Exercise instructions ▸ From the line with "Output the Python" to the line with "ax.axvline(x, color='#8c8c8c' if", both included, repeat each line exactly and leave out the pictures.

The input ▸
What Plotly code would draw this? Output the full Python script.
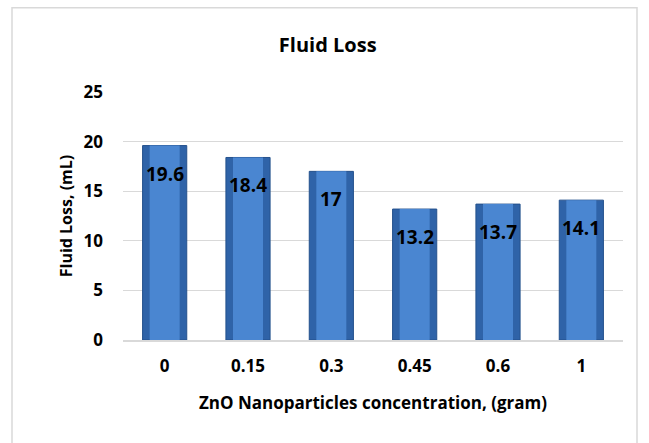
import plotly.graph_objects as go

categories = ["0", "0.15", "0.3", "0.45", "0.6", "1"]
fluid_loss = [19.6, 18.4, 17, 13.2, 13.7, 14.1]
y_ticks = [0, 5, 10, 15, 20, 25]

FONT = "Open Sans"
positions = list(range(len(categories)))

fig = go.Figure()
# outer (darker) bar body
fig.add_trace(go.Bar(
    x=positions, y=fluid_loss, width=0.53,
    marker=dict(color="#2f63a8", line=dict(color="#24518c", width=1)),
    hoverinfo="skip", showlegend=False,
))
# inner highlight
fig.add_trace(go.Bar(
    x=positions, y=fluid_loss, width=0.36,
    marker=dict(color="#4a86d1", line=dict(width=0)),
    hoverinfo="skip", showlegend=False,
))

for p, v in zip(positions, fluid_loss):
    fig.add_annotation(x=p, y=v, text=f"<b>{v:g}</b>", showarrow=False,
                       yanchor="top", yshift=-13,
                       font=dict(family=FONT, size=19, color="#000000"))

fig.add_shape(type="rect", xref="paper", yref="paper",
              x0=-0.222, x1=1.028, y0=-0.45, y1=1.34,
              line=dict(color="#d9d9d9", width=1.5), fillcolor="rgba(0,0,0,0)",
              layer="below")

fig.update_layout(
    width=649, height=443,
    margin=dict(l=123, r=26, t=92, b=103),
    paper_bgcolor="white", plot_bgcolor="white",
    barmode="overlay",
    title=dict(text="<b>Fluid Loss</b>", x=0.505, xanchor="center",
               y=0.898, yanchor="middle",
               font=dict(family=FONT, size=20, color="#000000")),
    xaxis=dict(
        range=[-0.5, 5.5], tickvals=positions, ticktext=[f"<b>{c}</b>" for c in categories],
        showgrid=False, ticks="", zeroline=False,
        showline=True, linecolor="#d9d9d9", linewidth=1.5,
        tickfont=dict(family=FONT, size=17, color="#000000"),
        title=dict(text="<b>ZnO Nanoparticles concentration, (gram)</b>",
                   font=dict(family=FONT, size=17, color="#000000"), standoff=21),
        ticklabelstandoff=10,
    ),
    yaxis=dict(
        range=[0, 25], tickvals=y_ticks, ticktext=[f"<b>{t}</b>" for t in y_ticks],
        showgrid=True, gridcolor="#d9d9d9",
        gridwidth=1, zeroline=False, showline=False, ticks="",
        tickfont=dict(family=FONT, size=17, color="#000000"),
        title=dict(text="<b>Fluid Loss, (mL)</b>",
                   font=dict(family=FONT, size=16, color="#000000"), standoff=6),
        ticklabelstandoff=19,
    ),
)

fig.write_html("out.html")
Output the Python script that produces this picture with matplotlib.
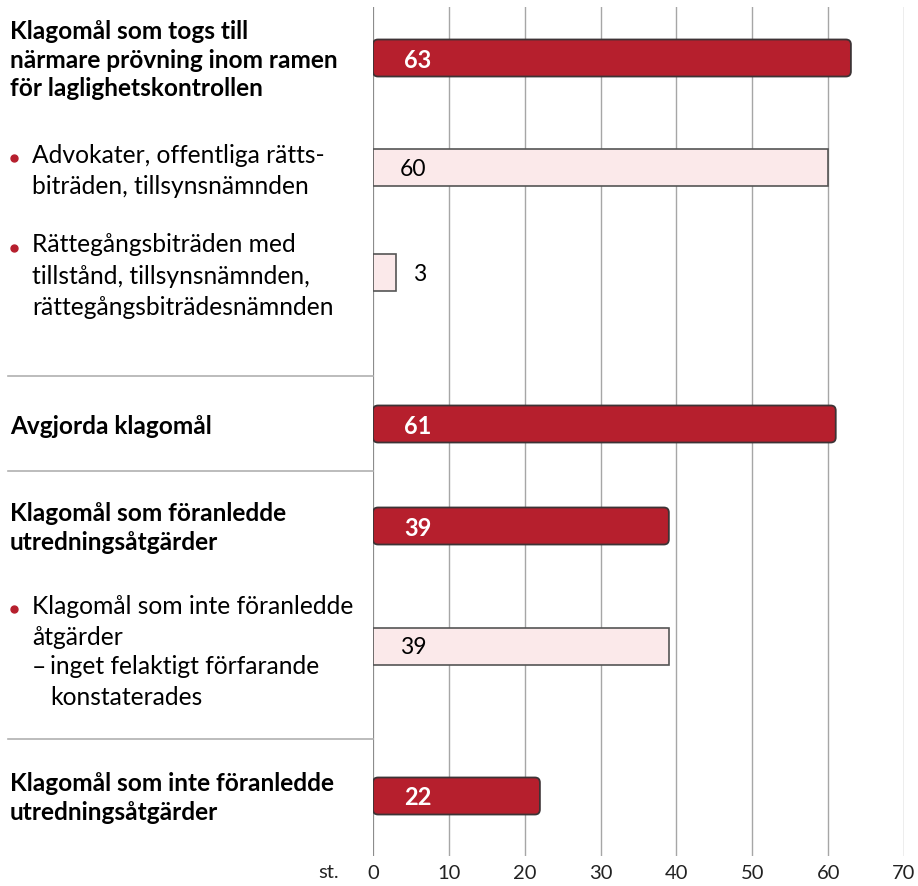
import matplotlib.pyplot as plt
from matplotlib.patches import FancyBboxPatch
from matplotlib.transforms import blended_transform_factory

plt.rcParams['font.family'] = ['Lato', 'DejaVu Sans']

# rows, top to bottom
labels = [
    "Klagomål som togs till\nnärmare prövning inom ramen\nför laglighetskontrollen",
    "Advokater, offentliga rätts-\nbiträden, tillsynsnämnden",
    "Rättegångsbiträden med\ntillstånd, tillsynsnämnden,\nrättegångsbiträdesnämnden",
    "Avgjorda klagomål",
    "Klagomål som föranledde\nutredningsåtgärder",
    "Klagomål som inte föranledde\nåtgärder",
    "Klagomål som inte föranledde\nutredningsåtgärder",
]
sub_note = "inget felaktigt förfarande\nkonstaterades"
values = [63, 60, 3, 61, 39, 39, 22]
is_total = [True, False, False, True, True, False, True]
xticks = [0, 10, 20, 30, 40, 50, 60, 70]

# layout (vertical pixel positions inside the plot area)
row_y = [59, 168, 273, 425, 527, 647, 797]
separators = [377, 472, 740]

dark = '#b61f2d'
light = '#fbe9ea'

W, H = 918, 887
fig = plt.figure(figsize=(W / 100, H / 100), dpi=100)
ax = fig.add_axes([373 / W, 30 / H, (904 - 373) / W, (857 - 8) / H])
ax.set_xlim(0, 70)
ax.set_ylim(857, 8)

for x in xticks:
    ax.axvline(x, color='#8c8c8c' if x == 0 else '#a6a6a6', lw=1.6 if x == 0 else 1.0, zorder=0)

bars = ax.barh(row_y, values, height=37)
px_per_unit = (904 - 373) / 70
for rect, total in zip(bars.patches, is_total):
    if total:
        x0, y0, w, h = rect.get_x(), rect.get_y(), rect.get_width(), rect.get_height()
        rect.remove()
        box = FancyBboxPatch((x0, y0), w, h,
                             boxstyle="round,pad=0,rounding_size=%f" % (5 / px_per_unit),
                             mutation_aspect=px_per_unit,
                             facecolor=dark, edgecolor='#3d3335', lw=1.3, zorder=2)
        ax.add_patch(box)
    else:
        rect.set_facecolor(light)
        rect.set_edgecolor('#555555')
        rect.set_linewidth(1.2)
        rect.set_zorder(2)

for y, v, total in zip(row_y, values, is_total):
    if total:
        ax.text(5.9, y + 1, str(v), ha='center', va='center', color='white',
                fontsize=17, fontweight='bold', zorder=3)
    else:
        ax.text(5.3 if v > 5 else 6.2, y + 1, str(v), ha='center', va='center',
                color='black', fontsize=16.5, zorder=3)

ax.set_xticks(xticks)
ax.set_xticklabels([str(t) for t in xticks], fontsize=14.5, color='#222222')
ax.tick_params(axis='x', length=0, pad=6)
ax.set_yticks([])
for s in ax.spines.values():
    s.set_visible(False)
ax.text(-5.9, 873, "st.", ha='center', va='center', fontsize=14.5, color='#222222',
        clip_on=False)

# left-hand labels
tr = blended_transform_factory(fig.transFigure, ax.transData)
fs_b, fs_r = 17.6, 17.7
for i, (lab, y, total) in enumerate(zip(labels, row_y, is_total)):
    if total:
        ax.text(10 / W, y + 1, lab, transform=tr, ha='left', va='center',
                fontsize=fs_b, fontweight='bold', linespacing=1.3)
    elif i == 5:
        ax.text(32 / W, y - 25, lab, transform=tr, ha='left', va='center',
                fontsize=fs_r, linespacing=1.43)
        ax.plot([14 / W], [y - 37], 'o', color=dark, ms=5, transform=tr, clip_on=False)
        ax.text(32 / W, y + 21, "–", transform=tr, ha='left', va='center', fontsize=fs_r)
        ax.text(50 / W, y + 35, sub_note, transform=tr, ha='left', va='center',
                fontsize=fs_r, linespacing=1.43)
    else:
        n = lab.count('\n') + 1
        ax.text(32 / W, y + 3, lab, transform=tr, ha='left', va='center',
                fontsize=fs_r, linespacing=1.43)
        ax.plot([14 / W], [y + 3 - (n - 1) * 15 + 3], 'o', color=dark, ms=5,
                transform=tr, clip_on=False)

for y in separators:
    ax.plot([8 / W, 373 / W], [y, y], color='#b0b0b0', lw=1.2, transform=tr, clip_on=False)

fig.savefig('out.png', dpi=100)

Written solution ▸
Output the Python script that produces this picture with matplotlib.
import matplotlib.pyplot as plt
from matplotlib.patches import FancyBboxPatch
from matplotlib.transforms import blended_transform_factory

plt.rcParams['font.family'] = ['Lato', 'DejaVu Sans']

# rows, top to bottom
labels = [
    "Klagomål som togs till\nnärmare prövning inom ramen\nför laglighetskontrollen",
    "Advokater, offentliga rätts-\nbiträden, tillsynsnämnden",
    "Rättegångsbiträden med\ntillstånd, tillsynsnämnden,\nrättegångsbiträdesnämnden",
    "Avgjorda klagomål",
    "Klagomål som föranledde\nutredningsåtgärder",
    "Klagomål som inte föranledde\nåtgärder",
    "Klagomål som inte föranledde\nutredningsåtgärder",
]
sub_note = "inget felaktigt förfarande\nkonstaterades"
values = [63, 60, 3, 61, 39, 39, 22]
is_total = [True, False, False, True, True, False, True]
xticks = [0, 10, 20, 30, 40, 50, 60, 70]

# layout (vertical pixel positions inside the plot area)
row_y = [59, 168, 273, 425, 527, 647, 797]
separators = [377, 472, 740]

dark = '#b61f2d'
light = '#fbe9ea'

W, H = 918, 887
fig = plt.figure(figsize=(W / 100, H / 100), dpi=100)
ax = fig.add_axes([373 / W, 30 / H, (904 - 373) / W, (857 - 8) / H])
ax.set_xlim(0, 70)
ax.set_ylim(857, 8)

for x in xticks:
    ax.axvline(x, color='#8c8c8c' if x == 0 else '#a6a6a6', lw=1.6 if x == 0 else 1.0, zorder=0)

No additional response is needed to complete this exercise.